[start RECORDS]

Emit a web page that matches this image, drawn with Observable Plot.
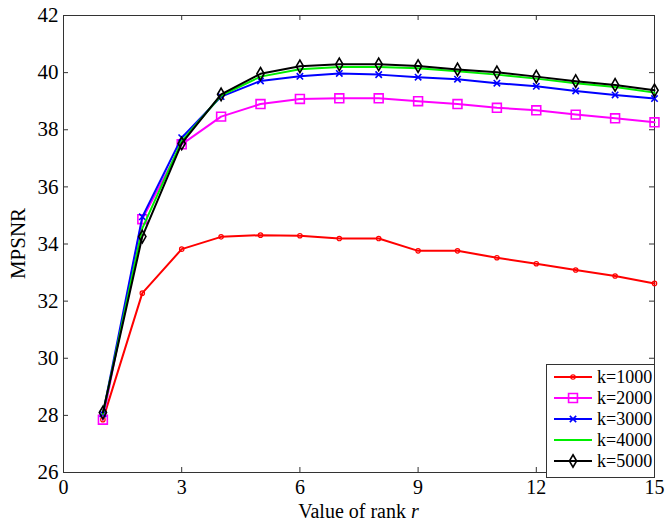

[end RECORDS]
[start RECORDS]

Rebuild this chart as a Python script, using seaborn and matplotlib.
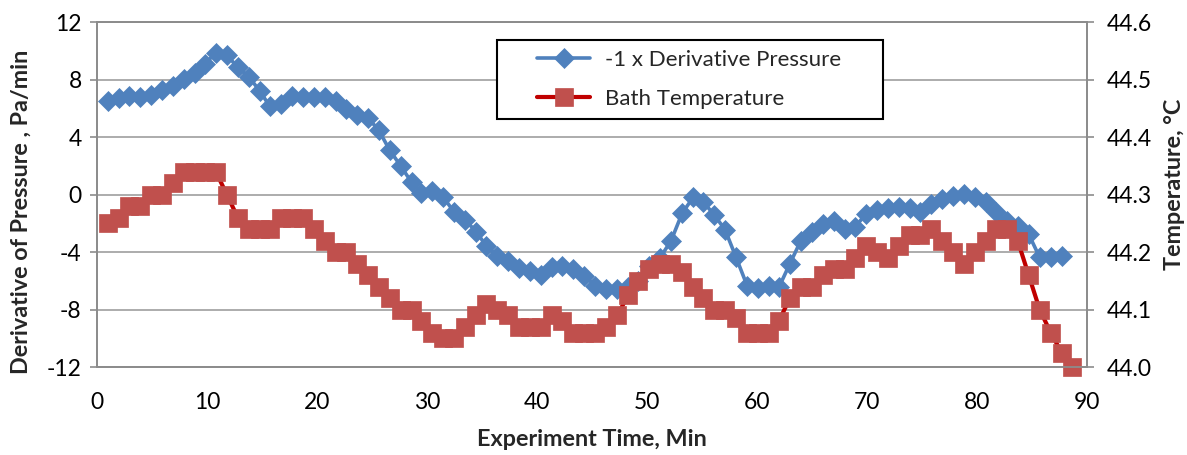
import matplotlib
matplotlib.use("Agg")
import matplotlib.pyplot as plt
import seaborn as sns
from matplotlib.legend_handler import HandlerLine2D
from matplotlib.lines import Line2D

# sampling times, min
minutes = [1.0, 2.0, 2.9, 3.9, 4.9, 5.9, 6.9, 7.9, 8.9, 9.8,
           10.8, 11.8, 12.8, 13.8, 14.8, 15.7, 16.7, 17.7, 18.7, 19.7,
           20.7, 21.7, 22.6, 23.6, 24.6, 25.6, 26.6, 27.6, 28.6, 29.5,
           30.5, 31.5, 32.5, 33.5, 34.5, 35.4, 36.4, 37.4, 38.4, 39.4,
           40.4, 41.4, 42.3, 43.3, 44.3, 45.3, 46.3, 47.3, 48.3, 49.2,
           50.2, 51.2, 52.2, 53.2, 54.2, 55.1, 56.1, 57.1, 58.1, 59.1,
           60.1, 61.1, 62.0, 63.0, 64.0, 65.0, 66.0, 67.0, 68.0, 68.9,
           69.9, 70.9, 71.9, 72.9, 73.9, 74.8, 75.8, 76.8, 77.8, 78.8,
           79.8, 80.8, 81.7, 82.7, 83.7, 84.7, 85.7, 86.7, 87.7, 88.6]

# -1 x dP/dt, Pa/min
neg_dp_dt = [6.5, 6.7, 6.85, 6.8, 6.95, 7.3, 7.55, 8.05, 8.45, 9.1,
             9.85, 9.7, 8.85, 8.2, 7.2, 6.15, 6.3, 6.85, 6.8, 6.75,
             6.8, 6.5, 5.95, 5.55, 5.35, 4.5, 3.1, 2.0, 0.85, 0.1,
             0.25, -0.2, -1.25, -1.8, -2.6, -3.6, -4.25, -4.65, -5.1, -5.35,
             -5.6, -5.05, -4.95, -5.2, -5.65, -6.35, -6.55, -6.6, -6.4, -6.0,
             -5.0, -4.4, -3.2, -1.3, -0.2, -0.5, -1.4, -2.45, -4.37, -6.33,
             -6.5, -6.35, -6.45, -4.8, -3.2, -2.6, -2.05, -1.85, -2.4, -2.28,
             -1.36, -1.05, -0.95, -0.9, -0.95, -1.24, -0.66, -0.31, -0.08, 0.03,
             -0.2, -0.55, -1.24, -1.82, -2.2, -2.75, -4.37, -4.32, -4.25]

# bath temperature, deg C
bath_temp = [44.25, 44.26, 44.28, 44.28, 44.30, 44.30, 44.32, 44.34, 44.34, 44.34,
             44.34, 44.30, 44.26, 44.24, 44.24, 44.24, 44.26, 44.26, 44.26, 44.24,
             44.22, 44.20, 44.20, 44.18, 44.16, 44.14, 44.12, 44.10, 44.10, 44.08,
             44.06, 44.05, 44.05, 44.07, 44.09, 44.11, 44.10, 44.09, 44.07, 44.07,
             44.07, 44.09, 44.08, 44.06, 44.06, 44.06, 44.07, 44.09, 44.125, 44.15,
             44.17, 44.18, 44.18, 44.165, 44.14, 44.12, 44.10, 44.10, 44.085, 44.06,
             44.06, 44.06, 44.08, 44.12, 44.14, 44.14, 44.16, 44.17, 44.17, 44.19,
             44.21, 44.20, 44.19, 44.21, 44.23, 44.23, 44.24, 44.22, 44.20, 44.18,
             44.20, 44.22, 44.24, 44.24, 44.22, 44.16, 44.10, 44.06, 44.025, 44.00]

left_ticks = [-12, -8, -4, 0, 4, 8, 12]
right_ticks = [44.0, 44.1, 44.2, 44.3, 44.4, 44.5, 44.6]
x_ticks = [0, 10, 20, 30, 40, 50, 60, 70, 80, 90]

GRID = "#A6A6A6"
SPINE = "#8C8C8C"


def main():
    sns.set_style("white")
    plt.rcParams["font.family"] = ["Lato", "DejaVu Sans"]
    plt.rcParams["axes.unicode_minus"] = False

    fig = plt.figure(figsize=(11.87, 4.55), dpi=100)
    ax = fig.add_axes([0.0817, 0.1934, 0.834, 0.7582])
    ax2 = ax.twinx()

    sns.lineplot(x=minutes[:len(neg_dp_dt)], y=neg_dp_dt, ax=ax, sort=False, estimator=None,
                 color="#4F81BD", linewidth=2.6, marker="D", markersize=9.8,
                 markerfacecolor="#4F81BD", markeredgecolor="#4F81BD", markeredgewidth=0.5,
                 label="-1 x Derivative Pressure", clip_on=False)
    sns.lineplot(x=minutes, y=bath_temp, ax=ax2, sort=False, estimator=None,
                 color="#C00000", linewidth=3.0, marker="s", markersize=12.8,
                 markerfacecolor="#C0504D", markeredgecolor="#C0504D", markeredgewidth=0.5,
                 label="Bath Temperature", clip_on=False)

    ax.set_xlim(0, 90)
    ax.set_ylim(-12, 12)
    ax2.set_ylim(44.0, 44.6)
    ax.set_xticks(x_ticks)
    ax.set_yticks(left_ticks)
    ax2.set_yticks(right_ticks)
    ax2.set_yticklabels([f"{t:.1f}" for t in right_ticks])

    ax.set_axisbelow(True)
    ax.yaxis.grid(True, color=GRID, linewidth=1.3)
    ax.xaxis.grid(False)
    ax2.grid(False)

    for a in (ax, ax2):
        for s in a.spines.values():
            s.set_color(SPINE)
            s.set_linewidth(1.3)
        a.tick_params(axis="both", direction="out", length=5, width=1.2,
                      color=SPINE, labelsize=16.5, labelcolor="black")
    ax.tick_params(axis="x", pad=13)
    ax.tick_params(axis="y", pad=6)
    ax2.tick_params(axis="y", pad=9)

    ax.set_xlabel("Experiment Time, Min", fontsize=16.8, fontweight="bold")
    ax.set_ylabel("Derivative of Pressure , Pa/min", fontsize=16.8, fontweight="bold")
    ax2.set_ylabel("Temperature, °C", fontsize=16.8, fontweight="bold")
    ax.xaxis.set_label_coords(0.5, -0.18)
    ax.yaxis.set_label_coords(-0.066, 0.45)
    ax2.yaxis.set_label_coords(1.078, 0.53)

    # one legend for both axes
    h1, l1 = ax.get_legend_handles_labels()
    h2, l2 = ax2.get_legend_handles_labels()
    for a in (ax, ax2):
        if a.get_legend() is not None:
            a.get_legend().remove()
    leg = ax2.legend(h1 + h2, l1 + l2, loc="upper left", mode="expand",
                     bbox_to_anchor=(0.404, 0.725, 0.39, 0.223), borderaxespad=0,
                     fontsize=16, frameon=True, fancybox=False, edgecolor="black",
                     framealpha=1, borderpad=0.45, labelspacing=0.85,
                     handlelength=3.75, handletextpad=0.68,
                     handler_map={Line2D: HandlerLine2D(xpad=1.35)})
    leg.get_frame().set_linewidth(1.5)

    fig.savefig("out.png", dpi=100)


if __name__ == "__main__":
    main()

[end RECORDS]

* TASK OBJECTIVE
Using the listing above, repeat word for word each line from the one with "Rebuild this chart" down to the one with "from matplotlib.lines import Line2D", both included. Omit all pictures.

* CORRECT OUTPUT
Rebuild this chart as a Python script, using seaborn and matplotlib.
import matplotlib
matplotlib.use("Agg")
import matplotlib.pyplot as plt
import seaborn as sns
from matplotlib.legend_handler import HandlerLine2D
from matplotlib.lines import Line2D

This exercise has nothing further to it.